Dataset excerpt

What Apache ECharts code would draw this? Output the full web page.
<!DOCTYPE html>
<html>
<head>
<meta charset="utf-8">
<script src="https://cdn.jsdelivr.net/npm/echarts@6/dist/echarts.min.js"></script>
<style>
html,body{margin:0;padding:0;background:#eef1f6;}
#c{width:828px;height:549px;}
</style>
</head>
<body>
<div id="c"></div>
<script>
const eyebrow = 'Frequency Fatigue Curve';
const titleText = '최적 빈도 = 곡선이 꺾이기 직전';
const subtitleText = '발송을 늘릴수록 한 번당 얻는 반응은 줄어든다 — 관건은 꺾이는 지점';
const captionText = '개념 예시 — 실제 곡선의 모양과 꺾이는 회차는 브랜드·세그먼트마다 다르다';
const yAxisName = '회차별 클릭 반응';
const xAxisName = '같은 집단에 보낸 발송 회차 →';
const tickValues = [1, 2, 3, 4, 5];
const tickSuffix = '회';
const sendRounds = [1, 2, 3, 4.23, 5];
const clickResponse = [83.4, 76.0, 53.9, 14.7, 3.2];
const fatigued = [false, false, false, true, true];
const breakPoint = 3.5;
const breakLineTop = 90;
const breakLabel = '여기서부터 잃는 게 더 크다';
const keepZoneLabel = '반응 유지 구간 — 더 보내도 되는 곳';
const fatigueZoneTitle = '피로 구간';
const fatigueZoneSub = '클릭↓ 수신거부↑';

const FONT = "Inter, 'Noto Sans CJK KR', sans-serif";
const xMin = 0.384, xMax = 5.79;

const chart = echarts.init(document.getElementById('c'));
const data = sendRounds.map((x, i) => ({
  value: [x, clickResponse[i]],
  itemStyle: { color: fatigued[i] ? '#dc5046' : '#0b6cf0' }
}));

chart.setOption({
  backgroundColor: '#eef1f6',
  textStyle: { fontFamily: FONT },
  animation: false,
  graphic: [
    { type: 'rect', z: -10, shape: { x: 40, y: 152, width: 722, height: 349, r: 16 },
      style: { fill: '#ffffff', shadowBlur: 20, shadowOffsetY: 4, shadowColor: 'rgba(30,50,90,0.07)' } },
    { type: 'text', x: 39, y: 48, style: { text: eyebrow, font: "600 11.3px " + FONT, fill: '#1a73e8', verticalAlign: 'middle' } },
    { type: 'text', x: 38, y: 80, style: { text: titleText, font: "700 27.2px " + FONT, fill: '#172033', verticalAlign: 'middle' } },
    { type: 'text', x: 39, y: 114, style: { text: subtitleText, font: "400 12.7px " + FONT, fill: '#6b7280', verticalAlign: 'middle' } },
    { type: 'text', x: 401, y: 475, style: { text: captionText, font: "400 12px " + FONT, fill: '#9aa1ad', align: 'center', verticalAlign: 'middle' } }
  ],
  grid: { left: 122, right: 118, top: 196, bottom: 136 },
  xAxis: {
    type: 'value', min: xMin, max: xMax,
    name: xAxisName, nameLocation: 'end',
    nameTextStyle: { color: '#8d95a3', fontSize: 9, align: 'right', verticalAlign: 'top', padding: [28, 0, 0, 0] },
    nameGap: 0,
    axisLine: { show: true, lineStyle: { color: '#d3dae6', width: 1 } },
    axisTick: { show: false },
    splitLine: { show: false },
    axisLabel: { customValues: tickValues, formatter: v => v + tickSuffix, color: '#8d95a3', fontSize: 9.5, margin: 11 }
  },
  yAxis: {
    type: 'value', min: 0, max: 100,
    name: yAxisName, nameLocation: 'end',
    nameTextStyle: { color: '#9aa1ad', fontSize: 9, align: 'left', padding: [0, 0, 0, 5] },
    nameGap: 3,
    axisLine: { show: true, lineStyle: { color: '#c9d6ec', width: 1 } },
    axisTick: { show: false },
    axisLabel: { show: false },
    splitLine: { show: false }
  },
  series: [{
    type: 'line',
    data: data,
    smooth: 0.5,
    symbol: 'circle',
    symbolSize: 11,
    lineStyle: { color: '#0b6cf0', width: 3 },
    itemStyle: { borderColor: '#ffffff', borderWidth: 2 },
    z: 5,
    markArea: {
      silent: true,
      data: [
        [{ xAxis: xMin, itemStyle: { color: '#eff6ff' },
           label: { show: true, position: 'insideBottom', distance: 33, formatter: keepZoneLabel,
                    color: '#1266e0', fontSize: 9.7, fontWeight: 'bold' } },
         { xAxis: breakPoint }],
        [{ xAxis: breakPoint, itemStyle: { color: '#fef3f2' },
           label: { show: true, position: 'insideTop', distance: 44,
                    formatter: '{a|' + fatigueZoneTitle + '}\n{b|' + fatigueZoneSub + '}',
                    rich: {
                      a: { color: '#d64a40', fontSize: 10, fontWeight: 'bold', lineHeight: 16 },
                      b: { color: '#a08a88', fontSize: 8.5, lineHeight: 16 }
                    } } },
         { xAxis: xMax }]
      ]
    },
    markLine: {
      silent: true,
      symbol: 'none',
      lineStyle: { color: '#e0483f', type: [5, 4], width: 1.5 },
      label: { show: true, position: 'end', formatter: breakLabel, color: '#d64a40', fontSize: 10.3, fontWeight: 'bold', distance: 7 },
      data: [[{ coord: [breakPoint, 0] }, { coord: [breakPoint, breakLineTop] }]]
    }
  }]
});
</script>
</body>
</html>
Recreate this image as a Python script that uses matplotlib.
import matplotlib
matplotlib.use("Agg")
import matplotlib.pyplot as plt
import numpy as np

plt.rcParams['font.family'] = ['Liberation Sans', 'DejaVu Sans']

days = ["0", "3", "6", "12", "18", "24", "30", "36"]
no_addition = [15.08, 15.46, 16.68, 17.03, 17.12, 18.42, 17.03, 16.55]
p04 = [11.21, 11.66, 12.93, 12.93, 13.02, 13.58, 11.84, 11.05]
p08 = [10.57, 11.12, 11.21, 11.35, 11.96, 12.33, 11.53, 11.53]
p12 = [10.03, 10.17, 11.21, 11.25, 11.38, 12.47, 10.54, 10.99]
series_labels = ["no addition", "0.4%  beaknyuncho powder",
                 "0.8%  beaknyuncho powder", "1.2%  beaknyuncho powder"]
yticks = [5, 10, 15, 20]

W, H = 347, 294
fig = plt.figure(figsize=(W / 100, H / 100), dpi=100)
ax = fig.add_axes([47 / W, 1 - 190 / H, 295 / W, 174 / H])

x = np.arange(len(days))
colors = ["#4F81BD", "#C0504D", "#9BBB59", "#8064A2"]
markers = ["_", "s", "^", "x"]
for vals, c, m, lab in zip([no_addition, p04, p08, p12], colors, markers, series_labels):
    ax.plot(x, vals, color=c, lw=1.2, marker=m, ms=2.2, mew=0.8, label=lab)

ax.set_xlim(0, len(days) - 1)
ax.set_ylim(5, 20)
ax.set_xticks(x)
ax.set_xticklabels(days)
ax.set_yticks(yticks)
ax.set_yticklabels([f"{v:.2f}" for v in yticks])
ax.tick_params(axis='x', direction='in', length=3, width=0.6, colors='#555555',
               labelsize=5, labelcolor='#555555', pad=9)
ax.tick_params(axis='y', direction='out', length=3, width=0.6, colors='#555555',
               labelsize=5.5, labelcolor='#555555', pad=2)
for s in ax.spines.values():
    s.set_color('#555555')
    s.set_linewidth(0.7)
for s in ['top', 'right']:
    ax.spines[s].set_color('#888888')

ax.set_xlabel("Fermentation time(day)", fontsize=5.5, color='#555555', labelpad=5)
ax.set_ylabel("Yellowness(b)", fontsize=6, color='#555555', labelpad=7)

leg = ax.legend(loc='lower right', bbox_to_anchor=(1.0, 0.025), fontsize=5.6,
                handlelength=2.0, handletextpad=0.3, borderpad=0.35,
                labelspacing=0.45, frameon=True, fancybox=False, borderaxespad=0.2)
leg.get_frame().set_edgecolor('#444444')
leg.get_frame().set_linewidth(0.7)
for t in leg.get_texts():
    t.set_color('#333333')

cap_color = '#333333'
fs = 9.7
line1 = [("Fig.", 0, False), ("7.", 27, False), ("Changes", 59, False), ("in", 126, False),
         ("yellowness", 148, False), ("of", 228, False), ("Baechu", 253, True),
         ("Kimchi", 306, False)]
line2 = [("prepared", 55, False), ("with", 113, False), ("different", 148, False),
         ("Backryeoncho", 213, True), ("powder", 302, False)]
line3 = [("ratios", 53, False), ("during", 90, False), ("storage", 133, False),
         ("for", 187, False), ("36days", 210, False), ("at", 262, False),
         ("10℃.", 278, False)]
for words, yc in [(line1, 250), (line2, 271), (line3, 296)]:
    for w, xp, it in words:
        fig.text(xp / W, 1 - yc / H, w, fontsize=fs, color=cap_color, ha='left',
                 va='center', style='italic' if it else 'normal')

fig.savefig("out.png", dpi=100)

■ **TASK INSTRUCTIONS**
In the listing above, find the line containing "Recreate this image" and the line containing "plt.rcParams['font.family'] = ['Liberation", then repeat those two lines and everything between them exactly.

■ **FULL OUTPUT**
Recreate this image as a Python script that uses matplotlib.
import matplotlib
matplotlib.use("Agg")
import matplotlib.pyplot as plt
import numpy as np

plt.rcParams['font.family'] = ['Liberation Sans', 'DejaVu Sans']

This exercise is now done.